風に立つライオン

ニキータの風に立つライオンのレビュー・感想・評価

ニキータ(1990年製作の映画)
3.8
 「グラン・ブルー」に続くリュック・ベッソン監督の1990年の作品であるが、ただのアクション映画ではない。
 彼のテイストはダイナミックでありつつシャープでキレがあると感じている。
 そしてフランス政府の諜報機関に奴隷的に雇われたニキータ(アンヌ・パリロー:当時の監督の妻)の堅気の恋人との切ない恋心と過酷な任務との狭間で苦しむ姿にペーソスが漂う。

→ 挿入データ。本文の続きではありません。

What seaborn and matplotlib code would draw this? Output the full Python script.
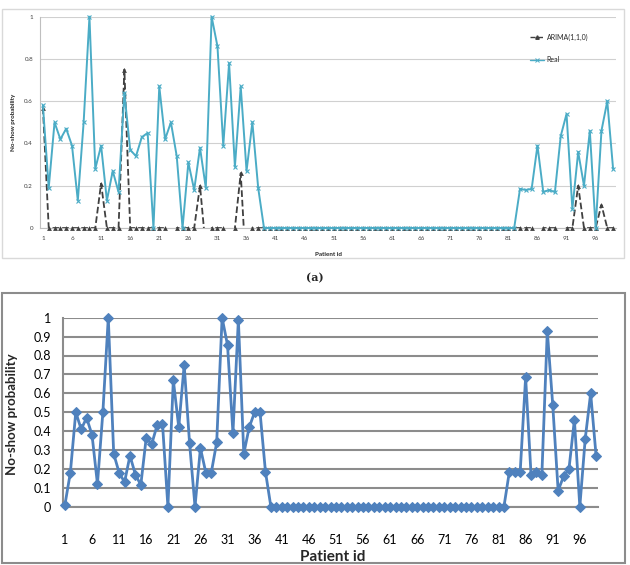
import numpy as np
import pandas as pd
import matplotlib
matplotlib.use('Agg')
import matplotlib.pyplot as plt
from matplotlib.lines import Line2D
from matplotlib.patches import Rectangle
import seaborn as sns

# data
patient_id = list(range(1, 100))

# (a) real no-show probability vs ARIMA(1,1,0) forecast
real_a = [0.58, 0.19, 0.50, 0.42, 0.47, 0.39, 0.13, 0.50, 1.0, 0.28,
          0.39, 0.13, 0.27, 0.17, 0.64, 0.37, 0.34, 0.43, 0.45, 0.0,
          0.67, 0.42, 0.50, 0.34, 0.0, 0.31, 0.18, 0.38, 0.19, 1.0,
          0.86, 0.39, 0.78, 0.29, 0.67, 0.27, 0.50, 0.19, 0.0] + [0.0] * 43 + \
         [0.185, 0.18, 0.185, 0.39, 0.17, 0.18, 0.17, 0.435, 0.54, 0.09,
          0.36, 0.20, 0.46, 0.0, 0.46, 0.60, 0.28]

# negative forecasts fall below the axis and are cut off (as in the original)
arima_a = [0.57] + [0.0] * 9 + [0.21] + [0.0] * 3 + [0.75] + [0.0] * 7 + \
          [-0.1] + [0.0] * 4 + [0.20, -0.1, 0.0, 0.0, 0.0, -0.1, 0.0, 0.26, -0.24] + \
          [0.0] * 49 + [-0.1, 0.0, 0.0, 0.0, -0.1, 0.0, 0.0, 0.20, 0.0, 0.0, 0.0, 0.11, 0.0, 0.0]

# (b) no-show probability
real_b = [0.01, 0.18, 0.50, 0.41, 0.47, 0.38, 0.12, 0.50, 1.0, 0.28,
          0.18, 0.13, 0.27, 0.17, 0.115, 0.365, 0.33, 0.43, 0.44, 0.0,
          0.67, 0.42, 0.75, 0.335, 0.0, 0.31, 0.18, 0.18, 0.34, 1.0,
          0.855, 0.39, 0.99, 0.28, 0.42, 0.50, 0.50, 0.185, 0.0] + [0.0] * 43 + \
         [0.185, 0.185, 0.185, 0.685, 0.17, 0.185, 0.17, 0.93, 0.54, 0.085,
          0.16, 0.20, 0.46, 0.0, 0.36, 0.60, 0.27]

xtick_ids = list(range(1, 100, 5))
yticks_a = [0, 0.2, 0.4, 0.6, 0.8, 1]
ylabels_a = ['0', '0.2', '0.4', '0.6', '0.8', '1']
yticks_b = [i / 10 for i in range(11)]
ylabels_b = ['0', '0.1', '0.2', '0.3', '0.4', '0.5', '0.6', '0.7', '0.8', '0.9', '1']

sns.set_style('white')
plt.rcParams['font.family'] = ['Lato', 'DejaVu Sans']

fig = plt.figure(figsize=(6.3, 5.65), dpi=100)
W, H = 630, 565

# frames round the two charts
fig.patches.append(Rectangle((2 / W, 1 - 258 / H), 622 / W, 249 / H, transform=fig.transFigure,
                             fill=False, ec='#d9d9d9', lw=1))
fig.patches.append(Rectangle((2 / W, 1 - 563 / H), 623 / W, 270 / H, transform=fig.transFigure,
                             fill=False, ec='#8c8c8c', lw=1.5))

# ---------- (a) ----------
df_a = pd.DataFrame({'id': patient_id, 'arima': arima_a, 'real': real_a})
teal = '#4BACC6'
dark = '#404040'

ax1 = fig.add_axes([40 / W, 1 - 228 / H, 576 / W, 211.3 / H])
sns.lineplot(data=df_a, x='id', y='arima', ax=ax1, color=dark, lw=1.3, linestyle='--', zorder=2)
pos = df_a[df_a['arima'] >= 0]
sns.scatterplot(data=pos, x='id', y='arima', ax=ax1, color=dark, marker='^', s=12,
                linewidth=0, clip_on=False, zorder=3)
sns.lineplot(data=df_a, x='id', y='real', ax=ax1, color=teal, lw=1.4, marker='x',
             markersize=3, mew=0.8, mec=teal, clip_on=False, zorder=4)

ax1.set_xlim(0.5, 99.5)
ax1.set_ylim(0, 1)
ax1.set_yticks(yticks_a)
ax1.set_yticklabels(ylabels_a)
ax1.set_xticks(xtick_ids)
ax1.set_xticklabels([str(i) for i in xtick_ids])
ax1.tick_params(axis='both', labelsize=4.5, length=0, colors='#404040')
ax1.tick_params(axis='y', pad=5)
ax1.tick_params(axis='x', pad=6)
ax1.yaxis.grid(True, color='#d0d0d0', lw=0.8)
ax1.xaxis.grid(False)
for s in ['top', 'right']:
    ax1.spines[s].set_visible(False)
ax1.spines['left'].set_color('#bfbfbf')
ax1.spines['bottom'].set_color('#bfbfbf')
ax1.set_xlabel('Patient id', fontsize=4.5, weight='bold')
ax1.set_ylabel('No-show probability', fontsize=4.5, weight='bold')
ax1.xaxis.set_label_coords(0.5, -0.114)
ax1.yaxis.set_label_coords(-0.042, 0.5)

handles = [Line2D([], [], color=dark, ls='--', marker='^', ms=2.5, lw=1),
           Line2D([], [], color=teal, marker='x', ms=2.5, mew=0.7, lw=1)]
ax1.legend(handles, ['ARIMA(1,1,0)', 'Real'], loc='upper left', bbox_to_anchor=(0.84, 0.95),
           frameon=False, fontsize=5, labelspacing=2.2, handlelength=2, handletextpad=0.4)

fig.text(0.5, 1 - 278 / H, '(a)', ha='center', va='center', family='DejaVu Serif',
         weight='bold', fontsize=8)

# ---------- (b) ----------
df_b = pd.DataFrame({'id': patient_id, 'real': real_b})
blue = '#4F81BD'

ax2 = fig.add_axes([63.3 / W, 1 - 506.7 / H, 534.4 / W, 189 / H])
sns.lineplot(data=df_b, x='id', y='real', ax=ax2, color=blue, lw=2, marker='D',
             markersize=5.5, mec=blue, clip_on=False, zorder=4)

ax2.set_xlim(0.7, 99.3)
ax2.set_ylim(0, 1)
ax2.set_yticks(yticks_b)
ax2.set_yticklabels(ylabels_b)
ax2.set_xticks(xtick_ids)
ax2.set_xticklabels([str(i) for i in xtick_ids])
ax2.set_xticks(patient_id, minor=True)
ax2.tick_params(axis='both', labelsize=9, colors='#8c8c8c', labelcolor='black')
ax2.tick_params(axis='y', length=3, width=1.2, pad=6)
ax2.tick_params(axis='x', which='both', length=3, width=1.2, pad=17)
ax2.yaxis.grid(True, color='#8c8c8c', lw=1.5)
ax2.xaxis.grid(False)
for s in ['top', 'right']:
    ax2.spines[s].set_visible(False)
ax2.spines['left'].set_color('#8c8c8c')
ax2.spines['left'].set_linewidth(1.5)
ax2.spines['bottom'].set_color('#8c8c8c')
ax2.spines['bottom'].set_linewidth(1.5)
ax2.set_xlabel('Patient id', fontsize=11, weight='bold')
ax2.set_ylabel('No-show probability', fontsize=9.5, weight='bold')
ax2.xaxis.set_label_coords(0.505, -0.229)
ax2.yaxis.set_label_coords(-0.0857, 0.49)

fig.savefig('out.png', dpi=100)
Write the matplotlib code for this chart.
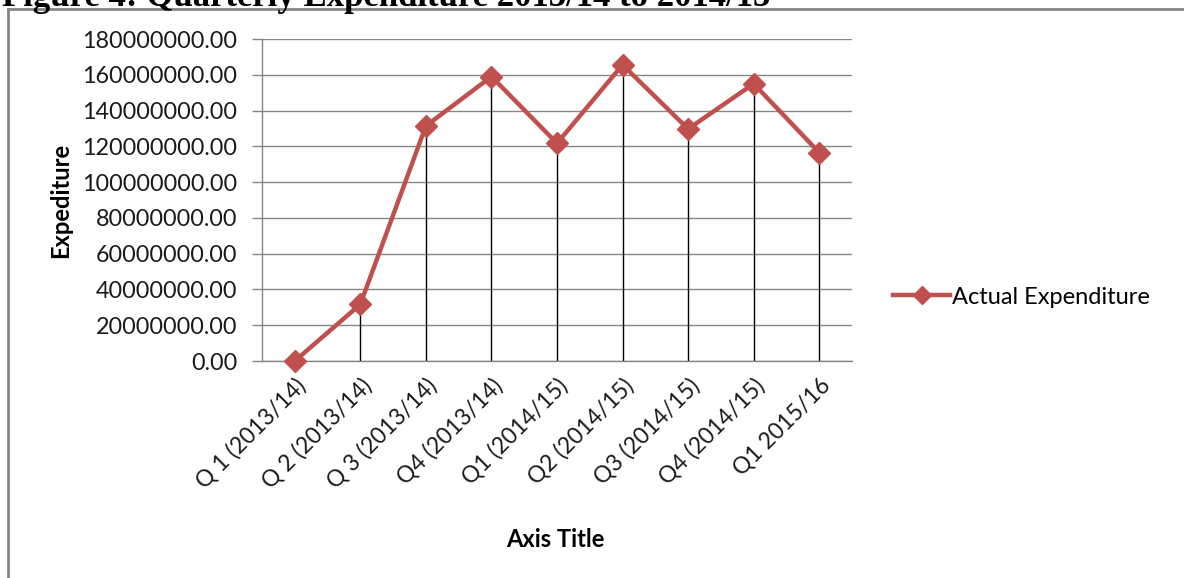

 街の不良で警官殺しの罪で終身刑を言い渡されるが、フランス政府の諜報機関から政府の為に働くか死を選ぶか迫られる。
 止む無く働く事に同意し、訓練が始まる。
 学術、格闘、銃撃、教養、なかでも一流マナーや女性らしさをアマンド(ジャンヌ・モロー)がインストラクターとして教え込む。

 彼女の教えに
 「この世に際限の無いものが二つあるわ。一つは女の美しさともう一つはそれを悪用することよ」   
  
  ウーン深い! 

 数年後担当ボスのボブ(チェッキー・カリョ)が誕生日祝いとして外出しての食事に誘う。
 喜び勇んで二人で高級レストランに行くが、渡されたプレゼントは45マグナム。
 指示通り別席の要人とSPを射殺、教えられた逃走ルートは塞がれていることに唖然とする。
 仕方なく厨房へ逃げ追いかけて来たSP達と大激戦となる。
 要人を射殺するシーンでは彼女の銃を連射する姿だけを映し出し、厨房では放たれた弾丸の視点でタイルが飛び散るなどクールさとダイナミズムがアクションシーンにテンポ良く編み込まれている。

 何とか脱出したニキータはボブに掴みかかるが最終試験だったことを知らされる。
 
 晴れて卒業し外界へ。
 新しく恋人も出来、幸せな第二の人生が始まるが、ジョセフィーヌというコードネームを持つ彼女の元に、容赦ない任務が次々と発せられる、が‥。

 仲間との合同任務で、ミスが起きると当局から掃除人(ジャン・レノ)が派遣される。
 要は情け容赦なく完璧に後始末をする殺し屋だが、このジャン・レノがハマっていて実にいい。
 彼の私生活を描いたのがニキータの続編よろしく「レオン」として登場することになると言っていい。

 ただのアクション映画に留まらず、切なくて哀しさが漂う洒落た作品に仕上げられていると思う。